Friday, January 20, 2012

Pon Hoss

According to Wikipedia: What we call "Pon Hoss" or "Scrapple" is as follows:

Locally called "everything but the oink" or made with "everything but the squeal",[3] scrapple is typically made of hog offal, such as the head, heart, liver, and other scraps, which are boiled with any bones attached (often the entire head), to make a broth. Once cooked, bones and fat are discarded, the meat is reserved, and (dry) cornmeal is boiled in the broth to make a mush. The meat, finely minced, is returned to the pot and seasonings, typically sage, thyme, savory, black pepper, and others, are added.[2][4] The mush is formed into loaves and allowed to cool thoroughly until set. The proportions and seasoning are very much a matter of the region and the cook's taste.[5]

A good friend of mine is an expert at making this country delicacy. A few days back, he called me up, telling me he had just butchered some hogs and had a new batch of Pon Hoss. I met him in town with some of my homemade relish for trade. As soon as I got home, I heated up my cast iron skillet and floured up a few slices for frying.

As a side note, a cast iron skillet is a girl's best friend. While I do enjoy the beautiful diamond engagement ring my husband bought for me (with the money earned from selling his old Chevy pickup;) my cast iron skillet is one of my most prized possessions. It cooks meat and taters like nobody's business, resulting in a crispiness and flavor a regular skillet can only dream of.

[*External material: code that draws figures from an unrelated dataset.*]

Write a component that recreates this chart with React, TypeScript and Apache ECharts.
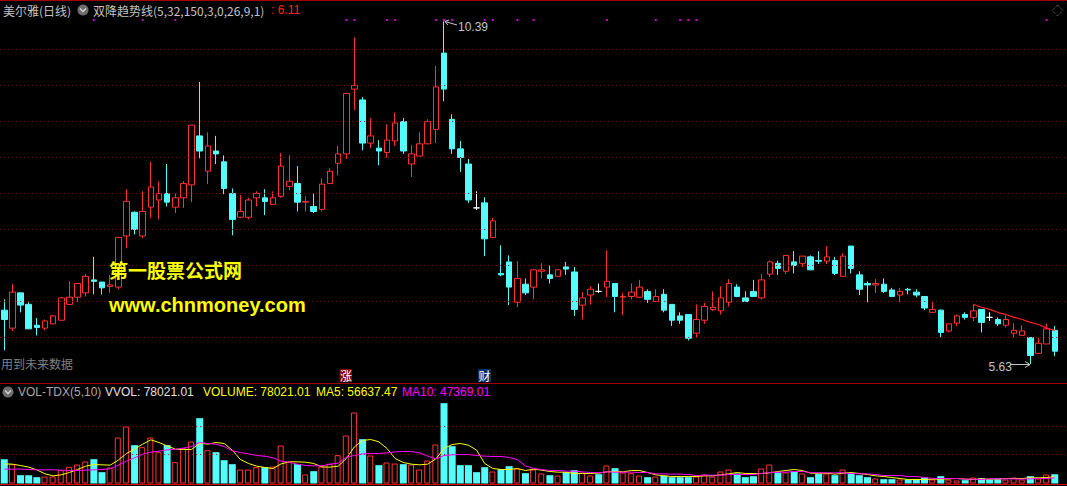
import React, { useEffect, useRef } from "react";
import * as echarts from "echarts";

// Prices, candle by candle
const opens = [6.38,6.13,6.62,6.46,6.17,6.13,6.19,6.24,6.46,6.56,6.62,6.80,6.77,6.71,6.70,7.41,7.74,7.41,7.81,7.91,8.00,7.81,7.94,8.12,8.80,8.31,8.59,8.44,8.00,7.67,7.67,7.94,7.94,7.85,7.96,8.10,8.14,7.88,7.82,7.78,8.14,8.42,8.55,9.45,9.30,8.70,8.63,8.57,8.73,9.00,8.41,8.52,8.69,8.89,9.95,9.03,8.62,8.41,7.80,7.87,7.39,6.89,7.05,6.49,6.74,6.70,6.92,6.87,6.85,6.98,6.91,6.45,6.59,6.64,6.70,6.75,6.56,6.57,6.56,6.64,6.50,6.60,6.46,6.30,6.32,6.06,6.24,6.39,6.37,6.49,6.70,6.55,6.64,6.55,6.88,7.03,6.92,7.05,7.03,7.12,7.07,7.06,7.07,6.85,7.27,6.87,6.75,6.73,6.74,6.66,6.59,6.67,6.63,6.57,6.35,6.38,6.09,6.20,6.32,6.28,6.39,6.28,6.25,6.17,6.06,6.03,6.00,5.78,5.91,6.10];
const closes = [6.25,6.63,6.45,6.12,6.14,6.23,6.30,6.55,6.56,6.75,6.85,6.78,6.69,6.73,7.39,7.89,7.50,7.75,8.09,8.00,7.88,7.94,8.14,8.95,8.59,8.66,8.55,8.07,7.64,7.75,7.91,8.00,7.89,7.94,8.38,8.17,7.88,7.89,7.75,8.13,8.31,8.55,9.39,9.50,8.70,8.80,8.59,8.74,8.98,8.59,8.55,8.69,9.00,9.48,9.45,8.62,8.50,7.91,7.80,7.37,7.62,6.87,6.70,6.82,6.62,6.94,6.94,6.82,6.94,6.95,6.39,6.55,6.67,6.64,6.78,6.57,6.57,6.63,6.70,6.53,6.57,6.38,6.24,6.24,5.99,6.25,6.43,6.42,6.55,6.75,6.57,6.50,6.57,6.80,7.05,6.96,7.14,7.00,7.13,6.94,7.06,7.12,6.89,7.13,6.96,6.67,6.73,6.75,6.64,6.57,6.64,6.66,6.59,6.41,6.39,6.07,6.19,6.30,6.28,6.37,6.21,6.28,6.19,6.25,6.10,6.09,5.75,5.92,6.12,5.81];
const lows = [5.82,6.09,6.35,6.12,6.03,6.10,6.19,6.24,6.46,6.49,6.57,6.60,6.60,6.62,6.67,7.24,7.43,7.38,7.66,7.64,7.82,7.73,7.80,7.88,8.49,8.13,8.41,7.99,7.42,7.66,7.64,7.82,7.70,7.85,7.94,8.05,7.75,7.75,7.73,7.75,8.13,8.25,8.48,9.16,8.60,8.63,8.39,8.50,8.66,8.55,8.23,8.52,8.69,8.70,9.28,8.55,8.30,7.87,7.77,7.13,7.38,6.85,6.45,6.42,6.59,6.53,6.82,6.75,6.85,6.87,6.30,6.25,6.46,6.62,6.56,6.35,6.31,6.53,6.55,6.48,6.50,6.35,6.16,6.19,5.96,6.00,6.19,6.37,6.32,6.43,6.56,6.50,6.57,6.53,6.84,6.87,6.88,6.89,6.98,6.94,7.02,7.02,6.87,6.85,6.89,6.59,6.49,6.62,6.62,6.56,6.49,6.60,6.56,6.38,6.35,6.00,6.07,6.16,6.25,6.23,6.07,6.23,6.16,6.14,6.00,6.03,5.63,5.78,5.91,5.74];
const highs = [6.53,6.74,6.62,6.49,6.27,6.25,6.31,6.56,6.78,6.75,6.88,7.12,6.77,6.87,7.39,8.06,7.75,8.03,8.44,8.17,8.41,8.00,8.17,8.95,9.55,8.85,8.80,8.53,8.07,7.98,7.94,8.03,8.06,8.03,8.56,8.53,8.38,7.96,8.00,8.21,8.35,8.66,9.39,10.17,9.34,9.05,8.74,8.96,9.12,9.05,8.67,8.85,9.03,9.77,10.39,9.10,8.73,8.48,8.03,7.95,7.66,7.28,7.14,7.06,6.82,6.94,7.03,7.00,6.95,7.05,6.98,6.63,6.71,6.75,7.21,6.75,6.62,6.75,6.80,6.67,6.67,6.67,6.46,6.35,6.32,6.46,6.48,6.64,6.71,6.81,6.74,6.64,6.80,6.88,7.07,7.07,7.14,7.20,7.13,7.14,7.20,7.27,7.12,7.17,7.27,6.92,6.78,6.81,6.82,6.69,6.69,6.69,6.67,6.57,6.49,6.39,6.19,6.32,6.35,6.46,6.39,6.35,6.28,6.31,6.20,6.17,6.00,5.99,6.19,6.16];

const volumes = [204400,162400,70000,70000,53200,58800,58800,112000,140000,159600,184800,204400,95200,134400,386400,478800,322000,305200,386400,263200,322000,179200,296800,352800,548800,280000,263200,196000,162400,117600,117600,137200,137200,142800,319200,179200,162400,75600,103600,142800,165200,238000,403200,596400,372400,235200,154000,176400,168000,162400,159600,117600,193200,327600,674800,313600,154000,154000,95200,137200,100800,120400,145600,126000,86800,117600,84000,70000,67200,95200,112000,92400,67200,78400,151200,128800,92400,86800,67200,53200,58800,67200,53200,53200,53200,58800,75600,58800,100800,117600,84000,53200,61600,126000,159600,92400,92400,100800,84000,53200,84000,84000,70000,117600,84000,70000,53200,42000,36400,36400,33600,33600,33600,50400,33600,61600,33600,25200,28000,50400,44800,33600,36400,33600,50400,33600,61600,42000,75600,78021];
const ma5 = [165200,162400,151200,137200,114800,81200,64400,72800,92400,117600,145600,159600,156800,154000,196000,252000,288400,330400,366800,344400,316400,288400,285600,285600,338800,330400,344400,336000,280000,201600,168000,145600,134400,126000,165200,182000,182000,179200,168000,140000,137200,145600,210000,308000,361200,369600,350000,294000,210000,176400,162400,156800,162400,207200,294000,327600,336000,322000,280000,168000,126000,117600,117600,126000,109200,120400,112000,100800,95200,95200,84000,84000,84000,86800,98000,100800,98000,109200,109200,92400,72800,64400,58800,58800,58800,58800,64400,64400,72800,81200,92400,84000,84000,84000,89600,100800,109200,117600,109200,86800,86800,86800,78400,86800,92400,84000,75600,64400,58800,50400,42000,33600,33600,33600,36400,36400,39200,42000,36400,33600,39200,36400,39200,42000,42000,42000,47600,47600,50400,56637];
const ma10 = [120400,120400,120400,117600,114800,114800,114800,112000,109200,109200,112000,114800,117600,123200,154000,187600,215600,246400,263200,271600,282800,288400,296800,310800,344400,336000,330400,310800,274400,260400,249200,235200,229600,215600,187600,179200,162400,151200,148400,148400,162400,170800,221200,235200,249200,252000,252000,257600,266000,268800,268800,257600,229600,207200,235200,240800,243600,243600,235200,229600,226800,226800,218400,201600,148400,126000,117600,109200,109200,103600,103600,98000,92400,89600,98000,95200,95200,95200,92400,92400,81200,81200,78400,78400,75600,67200,70000,70000,70000,75600,75600,75600,75600,84000,92400,95200,95200,100800,100800,92400,89600,89600,89600,89600,84000,81200,81200,75600,67200,67200,67200,58800,58800,50400,42000,42000,42000,42000,36400,36400,33600,39200,39200,39200,39200,36400,39200,42000,42000,47369];

const trendIndexes = [119,120,121,122,123,124,125,126,127,128,129];
const trendValues = [6.46,6.42,6.39,6.35,6.32,6.28,6.25,6.21,6.18,6.13,6.10];
const signalIndexes = [11,17,21,42,43,47,48,53,54,55,59,60,63,65,74,80,83,84,85,128];
const signalPrice = 10.41;
const priceGrid = [6,6.5,7,7.5,8,8.5,9,9.5,10];
const volumeGrid = [243600,478800];

const RED = "#ff3232";
const CYAN = "#54fcfc";
const LATIN = '"Liberation Sans", Arial, sans-serif';
const CJK = '"Noto Sans CJK SC", "Liberation Sans", sans-serif';

const txt = (text: string, x: number, y: number, fill: string, family = LATIN, size = 12, weight = "normal") => ({
  type: "text",
  silent: true,
  z: 20,
  style: { text, x, y, fill, font: `${weight} ${size}px ${family}`, textVerticalAlign: "middle" },
});
const seg = (points: number[][], stroke: string, lineWidth = 1, z = 20) => ({
  type: "polyline",
  silent: true,
  z,
  shape: { points },
  style: { stroke, lineWidth, fill: "none" },
});
const chevron = (cx: number, cy: number) => [
  { type: "circle", silent: true, z: 20, shape: { cx, cy, r: 5.5 }, style: { fill: "#6e6e6e" } },
  seg([[cx - 3, cy - 1.5], [cx, cy + 1.5], [cx + 3, cy - 1.5]], "#d8d8d8", 1.3),
];

export default function App() {
  const ref = useRef<HTMLDivElement>(null);
  useEffect(() => {
    document.body.style.background = "#000";
    const chart = echarts.init(ref.current!, undefined, { renderer: "svg" });
    const cats = [...opens.map((_, i) => String(i)), ""];
    const upVolumes = volumes.map((v, i) => (closes[i] > opens[i] ? v : null));
    const downVolumes = volumes.map((v, i) => (closes[i] > opens[i] ? null : v));
    chart.setOption({
      animation: false,
      backgroundColor: "#000",
      grid: [
        { left: 0.2, width: 1068.3, top: 0, height: 380.7 },
        { left: 0.2, width: 1068.3, top: 383.5, height: 100 },
      ],
      xAxis: [0, 1].map((gridIndex) => ({
        type: "category",
        gridIndex,
        data: cats,
        show: false,
        boundaryGap: true,
      })),
      yAxis: [
        { type: "value", gridIndex: 0, min: 5.4, max: 10.6875, show: false, splitLine: { show: false } },
        { type: "value", gridIndex: 1, min: 0, max: 840000, show: false, splitLine: { show: false } },
      ],
      series: [
        {
          type: "line",
          xAxisIndex: 0,
          yAxisIndex: 0,
          data: [],
          z: 1,
          silent: true,
          markLine: {
            silent: true,
            symbol: "none",
            label: { show: false },
            lineStyle: { color: "#8c0a0a", type: [1, 3], width: 1 },
            data: priceGrid.map((yAxis) => ({ yAxis })),
          },
        },
        {
          type: "candlestick",
          xAxisIndex: 0,
          yAxisIndex: 0,
          barWidth: 6,
          z: 3,
          itemStyle: {
            color: "#000",
            borderColor: RED,
            color0: CYAN,
            borderColor0: CYAN,
            borderColorDoji: "#ffffff",
            borderWidth: 1,
          },
          data: opens.map((o, i) => [o, closes[i], lows[i], highs[i]]),
        },
        {
          type: "line",
          xAxisIndex: 0,
          yAxisIndex: 0,
          z: 4,
          showSymbol: false,
          lineStyle: { color: "#ff2020", width: 1.2 },
          data: trendIndexes.map((x, i) => [x, trendValues[i]]),
        },
        {
          type: "scatter",
          xAxisIndex: 0,
          yAxisIndex: 0,
          z: 4,
          symbol: "rect",
          symbolSize: 2,
          itemStyle: { color: "#ff00ff" },
          data: signalIndexes.map((x) => [x, signalPrice]),
        },
        {
          type: "line",
          xAxisIndex: 1,
          yAxisIndex: 1,
          data: [],
          z: 1,
          silent: true,
          markLine: {
            silent: true,
            symbol: "none",
            label: { show: false },
            lineStyle: { color: "#a00000", type: [1, 3], width: 1 },
            data: volumeGrid.map((yAxis) => ({ yAxis })),
          },
        },
        {
          type: "bar",
          xAxisIndex: 1,
          yAxisIndex: 1,
          barWidth: 6,
          barGap: "-100%",
          z: 3,
          itemStyle: { color: "#000", borderColor: RED, borderWidth: 1 },
          data: upVolumes,
        },
        {
          type: "bar",
          xAxisIndex: 1,
          yAxisIndex: 1,
          barWidth: 7,
          barGap: "-100%",
          z: 3,
          itemStyle: { color: CYAN, borderWidth: 0 },
          data: downVolumes,
        },
        {
          type: "line",
          xAxisIndex: 1,
          yAxisIndex: 1,
          z: 4,
          showSymbol: false,
          lineStyle: { color: "#ffff00", width: 1 },
          data: ma5,
        },
        {
          type: "line",
          xAxisIndex: 1,
          yAxisIndex: 1,
          z: 5,
          showSymbol: false,
          lineStyle: { color: "#ff00ff", width: 1 },
          data: ma10,
        },
      ],
      graphic: [
        { type: "rect", silent: true, z: 15, shape: { x: 0, y: 0, width: 1067, height: 1 }, style: { fill: "#a00000" } },
        { type: "rect", silent: true, z: 15, shape: { x: 0, y: 383, width: 1067, height: 1 }, style: { fill: "#a00000" } },
        { type: "rect", silent: true, z: 15, shape: { x: 0, y: 484, width: 1067, height: 1 }, style: { fill: "#e00000" } },
        txt("美尔雅(日线)", 3, 10, "#c4c4c4", CJK),
        ...chevron(83, 10),
        txt("双降趋势线(5,32,150,3,0,26,9,1)", 93, 10, "#c4c4c4", CJK),
        txt(": 6.11", 271, 10, "#ff2020"),
        { type: "polygon", silent: true, z: 20, shape: { points: [[1057.5, 5], [1063, 10.5], [1057.5, 16], [1052, 10.5]] }, style: { stroke: "#808080", fill: "none", lineWidth: 1, lineDash: [1, 1] } },
        seg([[457, 25], [445, 21.5]], "#c8c8c8"),
        seg([[449, 20], [445, 21.5], [448, 25]], "#c8c8c8"),
        txt("10.39", 458, 27, "#c4c4c4"),
        seg([[1010, 364.5], [1030, 364.5]], "#c8c8c8"),
        seg([[1025, 361.5], [1030, 364.5], [1025, 367.5]], "#c8c8c8"),
        txt("5.63", 988.5, 366.5, "#c4c4c4"),
        txt("用到未来数据", 1, 363, "#808080", CJK),
        { type: "rect", silent: true, z: 19, shape: { x: 339.5, y: 369, width: 12.5, height: 13 }, style: { fill: "#7a0000" } },
        txt("涨", 340, 375.5, "#ffffff", CJK),
        { type: "rect", silent: true, z: 19, shape: { x: 478, y: 369, width: 13, height: 13 }, style: { fill: "#003366" } },
        txt("财", 478.5, 375.5, "#ffffff", CJK),
        txt("第一股票公式网", 109, 269.5, "#ffff00", CJK, 19, "bold"),
        txt("www.chnmoney.com", 109, 305, "#ffff00", LATIN, 20, "bold"),
        ...chevron(8, 392),
        txt("VOL-TDX(5,10)", 18, 392, "#a8a8a8"),
        txt("VVOL: 78021.01", 105, 392, "#e0e0e0"),
        txt("VOLUME: 78021.01", 203, 392, "#ffff00"),
        txt("MA5: 56637.47", 316, 392, "#ffff00"),
        txt("MA10: 47369.01", 402, 392, "#ff00ff"),
      ],
    });
    return () => chart.dispose();
  }, []);
  return <div ref={ref} style={{ position: "fixed", left: 0, top: 0, width: 1067, height: 486 }} />;
}
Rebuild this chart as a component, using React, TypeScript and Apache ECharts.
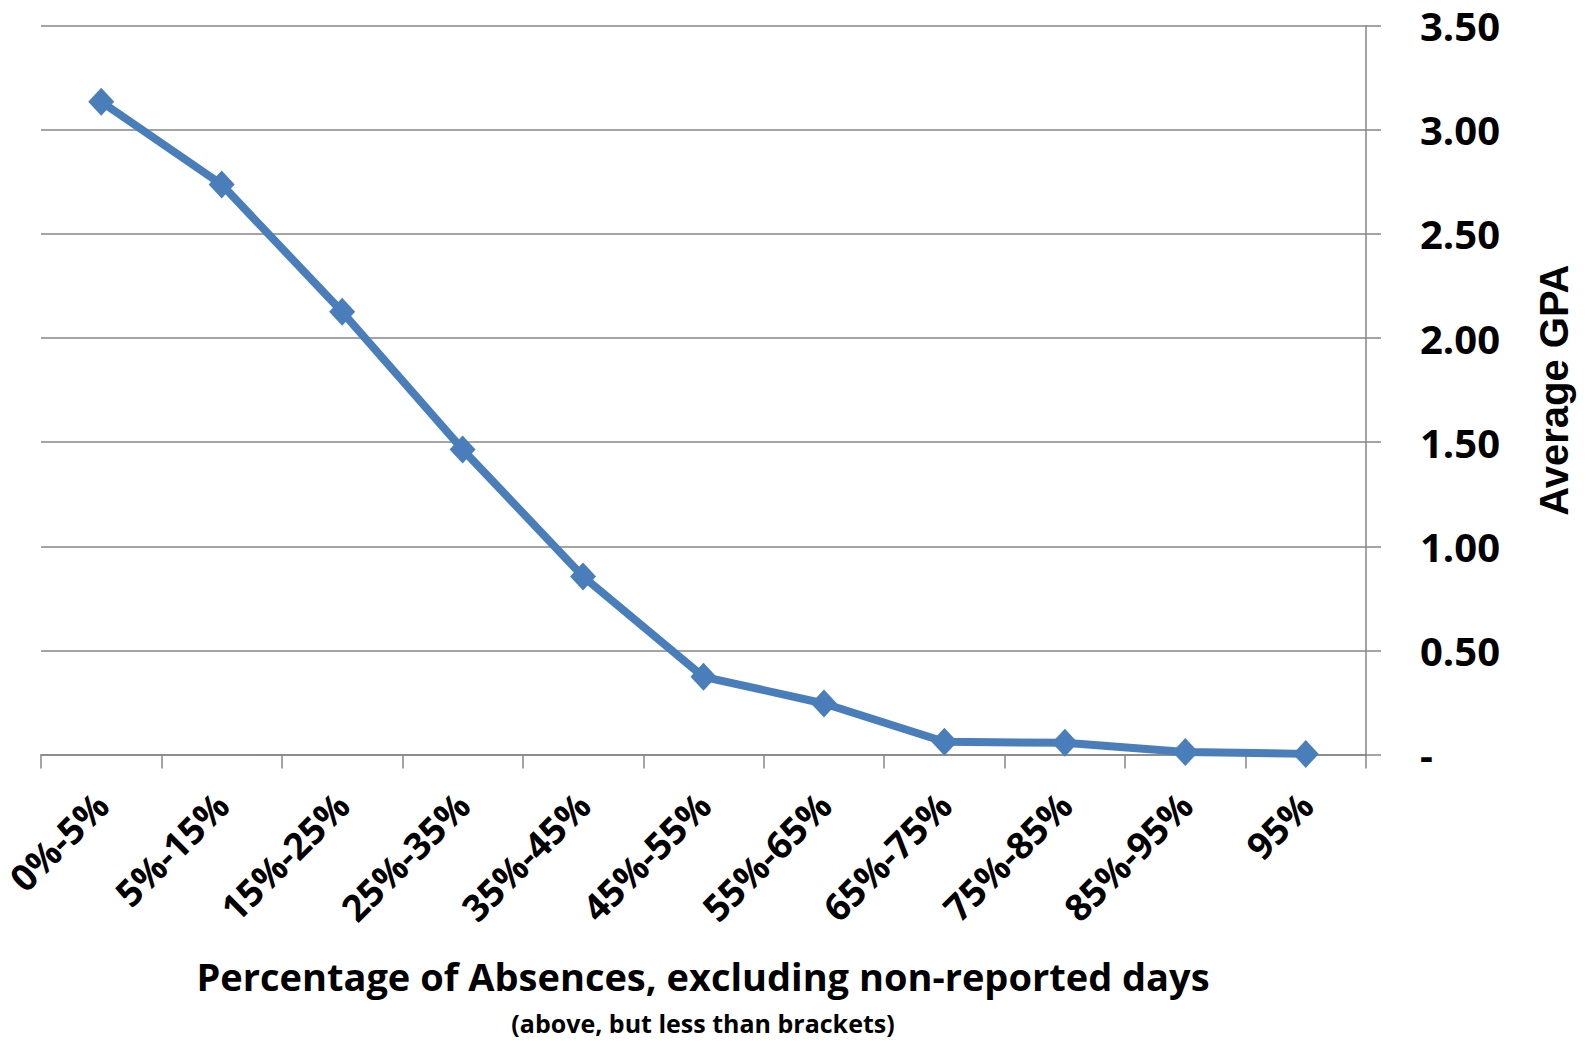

Back to the Pon Hoss. While it is an "acquired taste" (Tyler will not eat it, no matter how I try to convince him how good it is), those who love Pon Hoss will all agree, there's nothing quite like it. While it is good eaten sliced right off the loaf, my favorite way to eat it is floured, salted and peppered, and then fried in oil or bacon grease until it's nice and crispy.


I admit, it's probably not the healthiest food in the world, but eating it brings back good memories for me. Growing up, our neighbor would send his daughters over with homemade sausage and pon hoss every winter. My mom and I always got to eat the pon hoss, as my sister and dad were of the mind anything with boiled hog head in it couldn't be good to eat.

So if you ever get the chance, get you a loaf of pon hoss and fry a few slices. (be sure it's from a old-time country person that knows what they're doing) It will surprise you!